**Set exercise:**
Starting at the first line of the entries below, restate each line exactly until you reach the line with "(7,12.5) rectangle (13,762);", and print that one too. Leave the pictures out and stop there.

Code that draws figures
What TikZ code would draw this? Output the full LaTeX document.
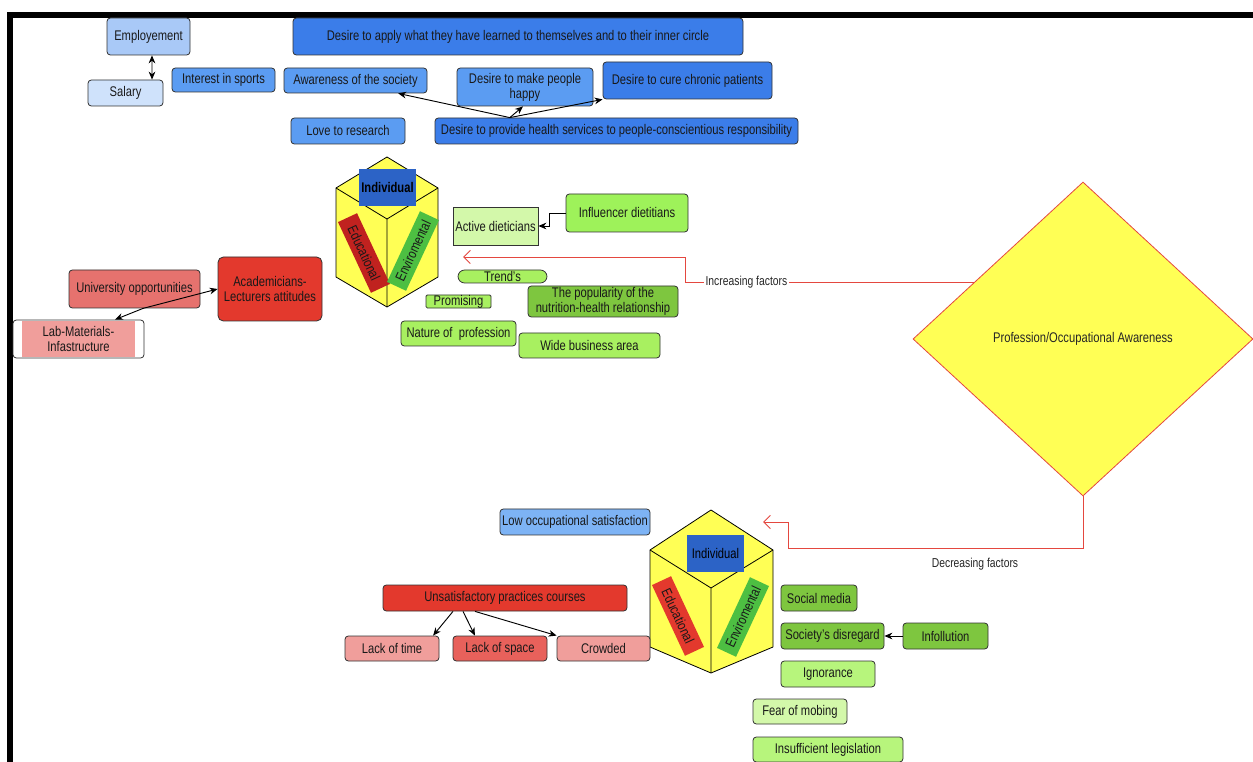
\documentclass[tikz,border=0pt]{standalone}
\usepackage{fontspec}
\setmainfont{Liberation Sans}[FakeStretch=0.8]
\usepackage{xcolor}
\usepackage{tikz}
\usetikzlibrary{shapes.geometric,arrows.meta,positioning,calc}

\definecolor{bluelt}{HTML}{A9C9F7}
\definecolor{bluepale}{HTML}{CFE2FB}
\definecolor{bluemid}{HTML}{5B9CF2}
\definecolor{bluedk}{HTML}{3B7DE9}
\definecolor{bluesky}{HTML}{7DB3F5}
\definecolor{blueind}{HTML}{2C63C6}
\definecolor{redmain}{HTML}{E3392D}
\definecolor{redmid}{HTML}{E6726E}
\definecolor{redsoft}{HTML}{E8615B}
\definecolor{redpale}{HTML}{F09E9B}
\definecolor{reddk}{HTML}{C0221F}
\definecolor{linered}{HTML}{E4473F}
\definecolor{greenlt}{HTML}{A8F060}
\definecolor{greenbr}{HTML}{9EF25A}
\definecolor{greendk}{HTML}{7EC63F}
\definecolor{greenpale}{HTML}{D3F8AA}
\definecolor{greensoft}{HTML}{B7F57C}
\definecolor{greenface}{HTML}{4DBF42}
\definecolor{cubeyel}{HTML}{FFFF55}

\begin{document}
\begin{tikzpicture}[x=0.75pt, y=-0.75pt, font=\fontsize{10.5}{11.4}\selectfont,
    box/.style={draw=black!80, line width=0.6pt, rounded corners=2.5pt, align=center, inner sep=1pt, text=black!90},
    sz/.style 2 args={minimum width=#1*0.75pt, minimum height=#2*0.75pt},
    face/.style={minimum width=78*0.75pt, minimum height=21*0.75pt, inner sep=0pt, text=black!90},
    arr/.style={-{Stealth[length=6pt,width=5pt]}, line width=0.7pt},
    redarr/.style={draw=linered, line width=0.7pt, -{Straight Barb[length=5pt,width=10pt]}},
    lbl/.style={font=\fontsize{9.7}{10.5}\selectfont, text=black!85},
    cube/.style={fill=cubeyel, draw=black, line width=0.6pt, line join=round}]

    \useasboundingbox (0,0) rectangle (1253,762);
    \fill[white] (0,0) rectangle (1253,762);
    % frame
    \fill[black] (7,12.5) rectangle (1253,18);
    \fill[black] (7,12.5) rectangle (13,762);

    % top: motives
    \node[box, fill=bluelt, sz={83}{37}] (employ) at (148.5,36.5) {Employement};
    \node[box, fill=bluepale, sz={75}{26}] (salary) at (125.5,93) {Salary};
    \node[box, fill=bluemid, sz={103}{24}] (sports) at (223.5,80) {Interest in sports};
    \node[box, fill=bluemid, sz={143}{25}] (society) at (355.5,80.5) {Awareness of the society};
    \node[box, fill=bluemid, sz={114}{26}] (research) at (348,131) {Love to research};
    \node[box, fill=bluedk, sz={450}{37}] (apply) at (518,36.5) {Desire to apply what they have learned to themselves and to their inner circle};
    \node[box, fill=bluemid, sz={136}{38}] (happy) at (525,87) {Desire to make people\\happy};
    \node[box, fill=bluedk, sz={169}{37}] (cure) at (687.5,80.5) {Desire to cure chronic patients};
    \node[box, fill=bluedk, sz={363}{26}] (provide) at (616.5,131) {Desire to provide health services to people-conscientious responsibility};

    \draw[{Stealth[length=6pt,width=5pt]}-{Stealth[length=6pt,width=5pt]}, line width=0.7pt] ([xshift=2.6pt]employ.south) -- ([xshift=19.9pt]salary.north);
    \draw[arr] ([xshift=-80pt]provide.north) -- ([xshift=32pt]society.south);
    \draw[arr] ([xshift=-80pt]provide.north) -- ([xshift=-1.5pt]happy.south);
    \draw[arr] ([xshift=-80pt]provide.north) -- (cure.south west);

    % upper cube
    \draw[cube] (387,157) -- (438,188) -- (438,277) -- (387,307) -- (336,277) -- (336,188) -- cycle;
    \draw[line width=0.6pt] (336,188) -- (387,219) -- (438,188) (387,219) -- (387,307);
    \node[fill=blueind, sz={57}{37}, inner sep=0pt] (ind1) at (387.5,187.5) {\textbf{Individual}};
    \node[face, fill=reddk, rotate=-65] (edu1) at (364,253) {Educational};
    \node[face, fill=greenface, rotate=65] (env1) at (413,251) {Enviromental};

    % increasing side
    \node[box, fill=greenpale, sz={85}{38}, rounded corners=0pt] (active) at (495.5,226) {Active dieticians};
    \node[box, fill=greenbr, sz={122}{38}] (influ) at (627,213) {Influencer dietitians};
    \node[box, fill=greenlt, sz={89}{13}, inner ysep=0pt, rounded corners=5pt] (trend) at (502.5,276.5) {Trend's};
    \node[box, fill=greenlt, sz={65}{13}, inner ysep=0pt, rounded corners=1pt] (promising) at (458.5,301.5) {Promising};
    \node[box, fill=greendk, sz={150}{31}, inner ysep=0pt, font=\fontsize{10.5}{10.8}\selectfont] (popular) at (603,301.5) {The popularity of the\\nutrition-health relationship};
    \node[box, fill=greenlt, sz={115}{25}] (nature) at (458.5,333.5) {Nature of\ \ profession};
    \node[box, fill=greenlt, sz={141}{25}] (wide) at (589.5,345.5) {Wide business area};
    \draw[arr] (influ.west) -- ++(-16,0) |- (active.east);

    % left: academic side
    \fill[redpale] (22,321) rectangle (135,357);
    \node[box, sz={131}{38}] (lab) at (78.5,339) {Lab-Materials-\\Infastructure};
    \node[box, fill=redmid, sz={131}{38}] (univ) at (134.5,289) {University opportunities};
    \node[box, fill=redmain, sz={104}{64}, rounded corners=4pt] (acad) at (270,289) {Academicians-\\Lecturers attitudes};
    \draw[arr] ([xshift=6.4pt]univ.south) -- (acad.west);
    \draw[arr] ([xshift=6.4pt]univ.south) -- ([xshift=27.4pt]lab.north);

    % main
    \node[diamond, draw=linered, fill=cubeyel, line width=0.6pt, sz={340}{314}, inner sep=0pt, text=black!85] (dia) at (1083,339) {Profession/Occupational Awareness};

    \coordinate (incstart) at ($(dia.west)!0.36!(dia.north)$);
    \coordinate (incend) at (463,257);
    \draw[redarr] (incstart) -- node[pos=0.79, lbl, fill=white, inner xsep=1pt, inner ysep=0pt] (inclbl) {Increasing factors} ++(-288,0) |- (incend);

    \coordinate (decend) at (763,522);
    \draw[redarr] (dia.south) |- ++(-295,52) |- (decend);
    \node[lbl] (declbl) at (975,564) {Decreasing factors};

    % lower cube
    \draw[cube] (711,510) -- (773,550) -- (773,647) -- (711,673) -- (650,647) -- (650,550) -- cycle;
    \draw[line width=0.6pt] (650,550) -- (711,588) -- (773,550) (711,588) -- (711,673);
    \node[fill=blueind, sz={57}{37}, inner sep=0pt] (ind2) at (715.5,553.5) {Individual};
    \node[face, fill=redmain, rotate=-65] (edu2) at (678,616) {Educational};
    \node[face, fill=greenface, rotate=65] (env2) at (743,617) {Enviromental};

    % decreasing side
    \node[box, fill=bluesky, sz={150}{26}] (lowsat) at (575,522) {Low occupational satisfaction};
    \node[box, fill=redmain, sz={244}{26}] (unsat) at (505,598) {Unsatisfactory practices courses};
    \node[box, fill=redpale, sz={94}{25}] (ltime) at (392,648.5) {Lack of time};
    \node[box, fill=redsoft, sz={94}{25}] (lspace) at (500,648.5) {Lack of space};
    \node[box, fill=redpale, sz={93}{25}] (crowded) at (603.5,648.5) {Crowded};
    \draw[arr] ([xshift=-39pt]unsat.south) -- ([xshift=30.8pt]ltime.north);
    \draw[arr] ([xshift=-31.5pt]unsat.south) -- ([xshift=-18.8pt]lspace.north);
    \draw[arr] ([xshift=-22.5pt]unsat.south) -- (crowded.north west);

    \node[box, fill=greendk, sz={76}{26}] (social) at (819,598) {Social media};
    \node[box, fill=greendk, sz={103}{26}] (disreg) at (832.5,636) {Society's disregard};
    \node[box, fill=greendk, sz={85}{26}] (infoll) at (945.5,636) {Infollution};
    \node[box, fill=greensoft, sz={94}{26}] (ignor) at (828,674) {Ignorance};
    \node[box, fill=greenpale, sz={94}{25}] (fear) at (800,711.5) {Fear of mobing};
    \node[box, fill=greensoft, sz={150}{25}] (insuff) at (828,749.5) {Insufficient legislation};
    \draw[arr] (infoll.west) -- (disreg.east);
\end{tikzpicture}
\end{document}
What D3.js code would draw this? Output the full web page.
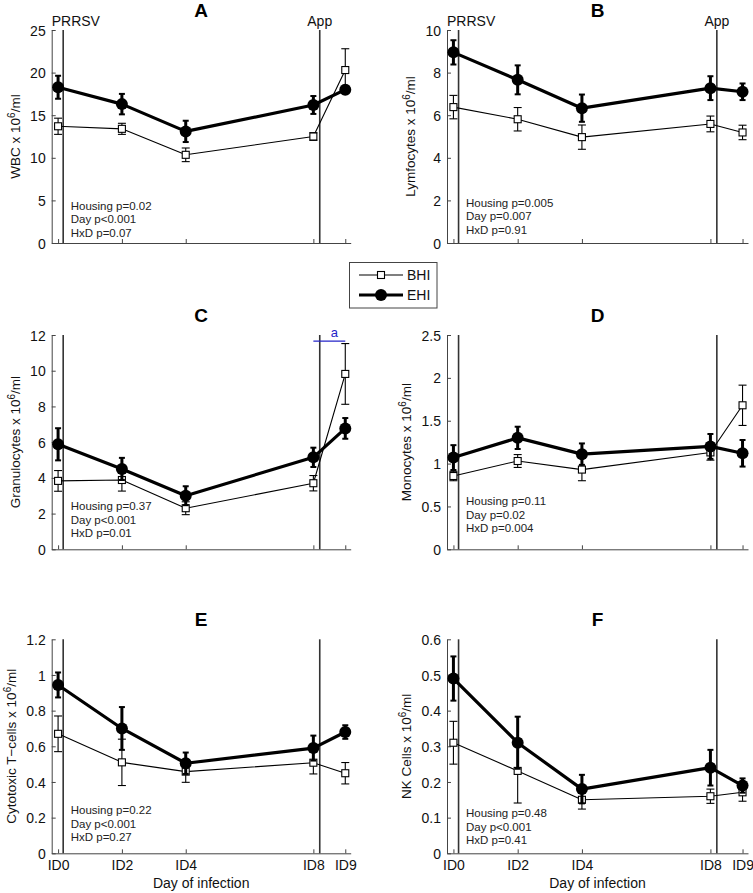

**Correct result:**
What TikZ code would draw this? Output the full LaTeX document.
\documentclass[tikz,border=0pt]{standalone}
\usepackage{fontspec}
\setmainfont{Liberation Sans}[FakeStretch=0.8]
\usepackage{xcolor}
\usepackage{tikz}
\usetikzlibrary{shapes.geometric,arrows.meta,positioning,calc}

\definecolor{bluelt}{HTML}{A9C9F7}
\definecolor{bluepale}{HTML}{CFE2FB}
\definecolor{bluemid}{HTML}{5B9CF2}
\definecolor{bluedk}{HTML}{3B7DE9}
\definecolor{bluesky}{HTML}{7DB3F5}
\definecolor{blueind}{HTML}{2C63C6}
\definecolor{redmain}{HTML}{E3392D}
\definecolor{redmid}{HTML}{E6726E}
\definecolor{redsoft}{HTML}{E8615B}
\definecolor{redpale}{HTML}{F09E9B}
\definecolor{reddk}{HTML}{C0221F}
\definecolor{linered}{HTML}{E4473F}
\definecolor{greenlt}{HTML}{A8F060}
\definecolor{greenbr}{HTML}{9EF25A}
\definecolor{greendk}{HTML}{7EC63F}
\definecolor{greenpale}{HTML}{D3F8AA}
\definecolor{greensoft}{HTML}{B7F57C}
\definecolor{greenface}{HTML}{4DBF42}
\definecolor{cubeyel}{HTML}{FFFF55}

\begin{document}
\begin{tikzpicture}[x=0.75pt, y=-0.75pt, font=\fontsize{10.5}{11.4}\selectfont,
    box/.style={draw=black!80, line width=0.6pt, rounded corners=2.5pt, align=center, inner sep=1pt, text=black!90},
    sz/.style 2 args={minimum width=#1*0.75pt, minimum height=#2*0.75pt},
    face/.style={minimum width=78*0.75pt, minimum height=21*0.75pt, inner sep=0pt, text=black!90},
    arr/.style={-{Stealth[length=6pt,width=5pt]}, line width=0.7pt},
    redarr/.style={draw=linered, line width=0.7pt, -{Straight Barb[length=5pt,width=10pt]}},
    lbl/.style={font=\fontsize{9.7}{10.5}\selectfont, text=black!85},
    cube/.style={fill=cubeyel, draw=black, line width=0.6pt, line join=round}]

    \useasboundingbox (0,0) rectangle (1253,762);
    \fill[white] (0,0) rectangle (1253,762);
    % frame
    \fill[black] (7,12.5) rectangle (1253,18);
    \fill[black] (7,12.5) rectangle (13,762);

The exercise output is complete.